When Kronos set about swallowing Zeus, you will remember, Gaia put a big stone in swaddling clothes and gave it to great Kronos. And he ‘put it inside his belly’, ἑὴν ἑσκάτθετο νηδύν (487). Then, ‘in the passing of the years’—whatever that exactly means—‘beguiled by the counsels of Gaia, great crooked-hearted Kronos spewed up his brood again, being conquered by the craft and force of his son’. (Two reasons there, belonging probably to different stories—in one he was overcome by the craft of Gaia, in the other by the mana of his son.) ‘And the first thing he vomited up was the stone, which he had swallowed last.... Then straightway Zeus set loose his father’s brothers, the Titanes. They were grateful, and gave him three gifts, thunder and thunder-bolt and lightning; formerly vast Earth had hidden them away: and it is by them that Zeus rules over mortals and immortals.’[57]

That is to say Zeus in this story is a thunder-god. The thunder or lightning is his mana. And not only a thunder-god, he is a thunder-stone. The identity has been, of course, disguised in our present version of the myth. It is muddled, like everything else in Hesiod.[58] But it shows through.
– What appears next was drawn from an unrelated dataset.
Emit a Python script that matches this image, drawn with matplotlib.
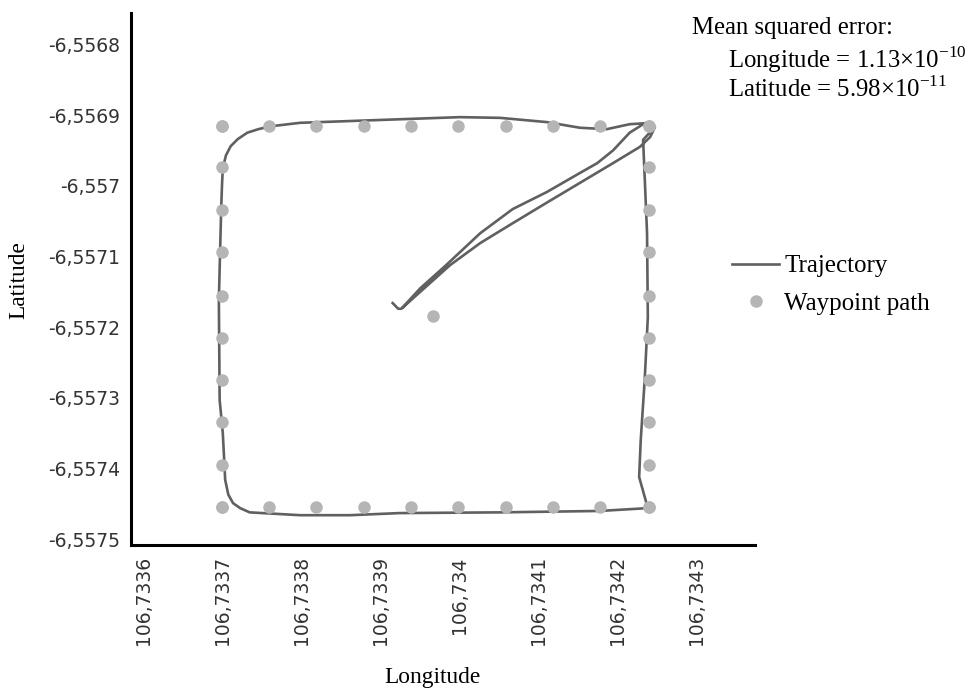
import matplotlib
matplotlib.use("Agg")
import matplotlib.pyplot as plt
from matplotlib.ticker import FixedLocator, FuncFormatter

# waypoint grid (lon / lat)
wp_lon = [106.733700, 106.733760, 106.733819, 106.733880, 106.733939,
          106.733999, 106.734059, 106.734119, 106.734178, 106.734240]
wp_lat = [-6.556916, -6.556974, -6.557034, -6.557094, -6.557156,
          -6.557215, -6.557275, -6.557334, -6.557395, -6.557454]
home_lon = 106.733967
home_lat = -6.557184

# trajectory points (outgoing diagonal, square loop, return diagonal)
traj_lon = [106.733916, 106.733923, 106.733927, 106.733951, 106.733982,
            106.734027, 106.734068, 106.734111, 106.734153, 106.734175,
            106.734195, 106.734216, 106.734233, 106.734244,
            106.734216, 106.734187, 106.734153, 106.734111, 106.734052,
            106.734001, 106.733925, 106.733799, 106.733761, 106.733746,
            106.733732, 106.733720, 106.733711, 106.733705, 106.733701,
            106.733700, 106.733699, 106.733696, 106.733697, 106.733701,
            106.733704, 106.733708, 106.733714, 106.733723, 106.733735,
            106.733799, 106.733862, 106.733925, 106.734052, 106.734178,
            106.734239, 106.734228, 106.734230, 106.734235, 106.734239,
            106.734238, 106.734233, 106.734248, 106.734242, 106.734229,
            106.734195, 106.734153, 106.734111, 106.734068, 106.734027,
            106.733989, 106.733951, 106.733929]
traj_lat = [-6.557166, -6.557174, -6.557174, -6.557145, -6.557114,
            -6.557067, -6.557033, -6.557009, -6.556982, -6.556968,
            -6.556950, -6.556925, -6.556913, -6.556911,
            -6.556913, -6.556920, -6.556918, -6.556910, -6.556904,
            -6.556903, -6.556906, -6.556911, -6.556916, -6.556920,
            -6.556925, -6.556934, -6.556944, -6.556957, -6.556975,
            -6.556999, -6.557030, -6.557162, -6.557303, -6.557350,
            -6.557416, -6.557437, -6.557449, -6.557456, -6.557462,
            -6.557466, -6.557466, -6.557463, -6.557462, -6.557460,
            -6.557456, -6.557412, -6.557360, -6.557275, -6.557186,
            -6.557067, -6.556935, -6.556917, -6.556931, -6.556945,
            -6.556968, -6.556996, -6.557024, -6.557053, -6.557081,
            -6.557112, -6.557150, -6.557172]

x_ticks = [106.7336, 106.7337, 106.7338, 106.7339, 106.7340, 106.7341, 106.7342, 106.7343]
y_ticks = [-6.5568, -6.5569, -6.5570, -6.5571, -6.5572, -6.5573, -6.5574, -6.5575]

mse_lon = "1.13"
mse_lat = "5.98"

# waypoint path: top row, right column, bottom row, left column
path_lon = wp_lon + [wp_lon[-1]] * 10 + wp_lon + [wp_lon[0]] * 10 + [home_lon]
path_lat = [wp_lat[0]] * 10 + wp_lat + [wp_lat[-1]] * 10 + wp_lat + [home_lat]

plt.rcParams['mathtext.fontset'] = 'custom'
plt.rcParams['mathtext.rm'] = 'Liberation Serif'
serif = 'Liberation Serif'

fig = plt.figure(figsize=(9.69, 6.88), dpi=100)
ax = fig.add_axes([0.1352, 0.2078, 0.644, 0.7733])

ax.plot(traj_lon, traj_lat, color='#606060', lw=1.9, label='Trajectory', zorder=2,
        solid_joinstyle='round')
ax.plot(path_lon, path_lat, 'o', color='#b5b5b5', ms=9, mew=0, label='Waypoint path', zorder=3)

ax.set_xlim(106.7335848, 106.7343747)
ax.set_ylim(-6.5575082, -6.5567557)

fmt = FuncFormatter(lambda v, p: f"{v:.4f}".rstrip('0').rstrip('.').replace('.', ','))
ax.xaxis.set_major_locator(FixedLocator(x_ticks))
ax.yaxis.set_major_locator(FixedLocator(y_ticks))
ax.xaxis.set_major_formatter(fmt)
ax.yaxis.set_major_formatter(fmt)
ax.tick_params(length=0, labelsize=13.5, labelcolor='#333333')
ax.tick_params(axis='x', rotation=90, pad=8)
ax.tick_params(axis='y', pad=8)

for s in ['top', 'right']:
    ax.spines[s].set_visible(False)
for s in ['left', 'bottom']:
    ax.spines[s].set_linewidth(2.2)
    ax.spines[s].set_color('black')

fig.text(0.019, 0.593, 'Latitude', rotation=90, ha='center', va='center',
         family=serif, fontsize=16.8)
fig.text(0.446, 0.015, 'Longitude', ha='center', va='center',
         family=serif, fontsize=16.8)

fig.text(0.714, 0.960, 'Mean squared error:', family=serif, fontsize=17.8, va='center')
fig.text(0.751, 0.913, 'Longitude = ' + mse_lon + r'×10$^{\mathregular{-10}}$',
         family=serif, fontsize=17.8, va='center')
fig.text(0.751, 0.871, 'Latitude = ' + mse_lat + r'×10$^{\mathregular{-11}}$',
         family=serif, fontsize=17.8, va='center')

fig.legend(loc='center left', bbox_to_anchor=(0.745, 0.586), frameon=False,
           prop={'family': serif, 'size': 18}, handlelength=1.9,
           handletextpad=0.2, labelspacing=0.6, borderaxespad=0)

fig.savefig('out.png', dpi=100)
When Kronos sets about swallowing Zeus, it is the stone he swallows. And it is only when ‘by the counsels of Earth’ Cronos vomits up the stone that Zeus can take any action; and that action takes the form of thunder and lightning, the special property of a thunder-stone. In the word ‘thunder-stone’, or κεραυνία, the ancients seem to have mixed, and perhaps confused, two ideas: that of a meteorite, which seemed to be the actual bolt which fell in the thunder, and that of an ordinary flint, nephrite, jade, or the like, which has its mysterious fire inside it. The fire is the soul, or indwelling mana, of the flint.
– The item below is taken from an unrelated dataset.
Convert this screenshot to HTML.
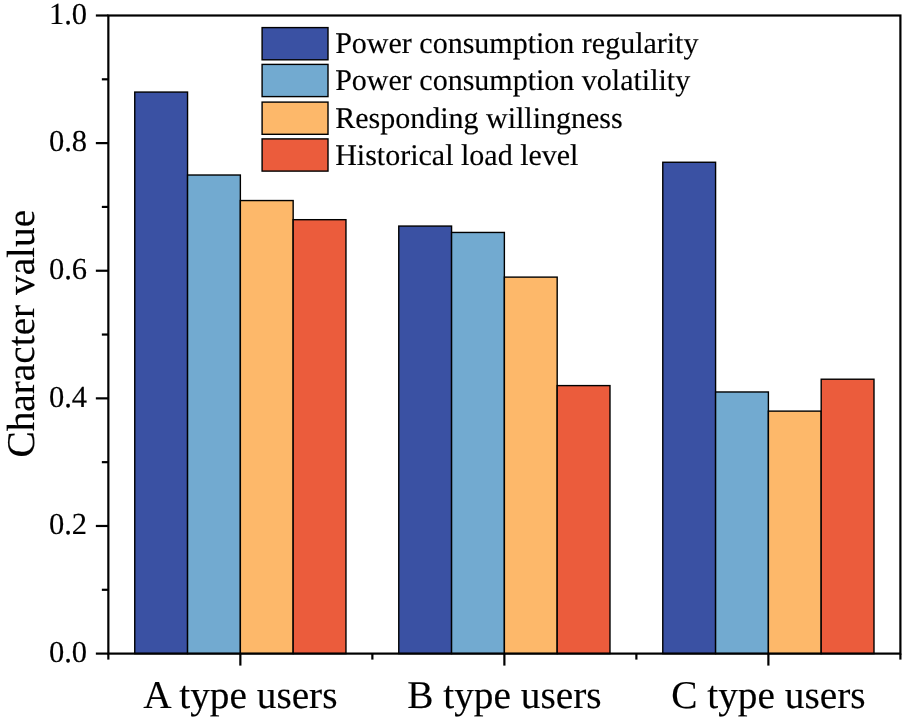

A careful reading of Hesiod’s story will, I think, convince most anthropologists that Zeus is the stone. And as a matter of fact it is not uncommon for both Zeus and Jupiter to appear as stones. In the temple of Jupiter Feretrius, the oldest temple of Jupiter in Rome, founded by Romulus, there was a sacred flint which was called Jupiter Lapis—it was not Jovis Lapis. It was used for killing the victim in solemn treaties. It must have been one of those ‘thunder-stones resembling axes’ of which Pliny speaks; what we should call neolithic axe-heads. There seems to have been more than one Jupiter Lapis; for in 201 b.c. the Senate sent several such with the fetiales to Africa. I need not dwell on other cases; the Zeus Kappôtas at Gythîum, apparently a bigger stone, as Orestes could sit upon it; the Zeus Kasios or Keraunios at Seleucîa; the stone of Zeus Sthenios, on the road from Trozên to Hermione; or the thunder-stone on Mount Ida, in Crete, with which Pythagoras was purified by the Idaean Dactyls, the attendants of Zeus. They are all in De Visser’s book.
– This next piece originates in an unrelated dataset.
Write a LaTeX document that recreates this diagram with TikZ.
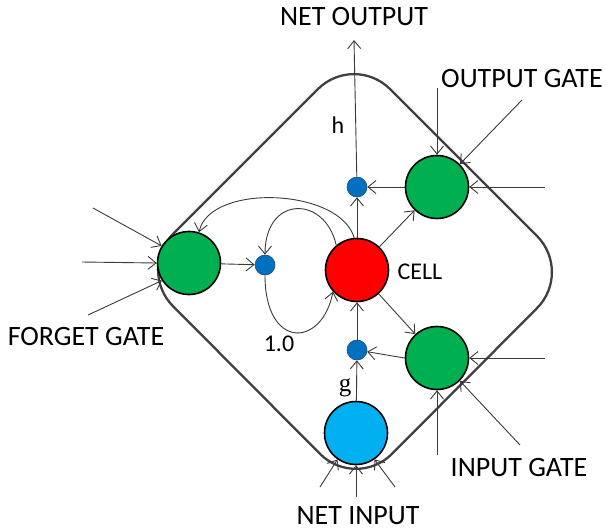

The best known of these stones is perhaps that which was believed to be—not to belong to, but actually to be—the Mother of the Gods. Livy (xxix. ii) tells of the embassy sent from Rome to Attalus to fetch the Great Mother; and how the king took the legates to Pessinûs in Phrygia and handed over to them the sacred stone which the natives affirmed to be the Mother of the Gods. Arnobius describes its appearance: ‘a stone not large, which could be carried in a man’s hand without noticeable weight, in colour black and furvus, in shape more or less round with projecting corners, which is now to be seen in the mouth of the image of the Great Mother.’ Superstitious Rome was ready to accept and to worship the Mother in the form of a stone; but common-sense Rome did at least demand that the Great Mother should have a decently anthropomorphic image, and the stone was then placed in the image’s mouth.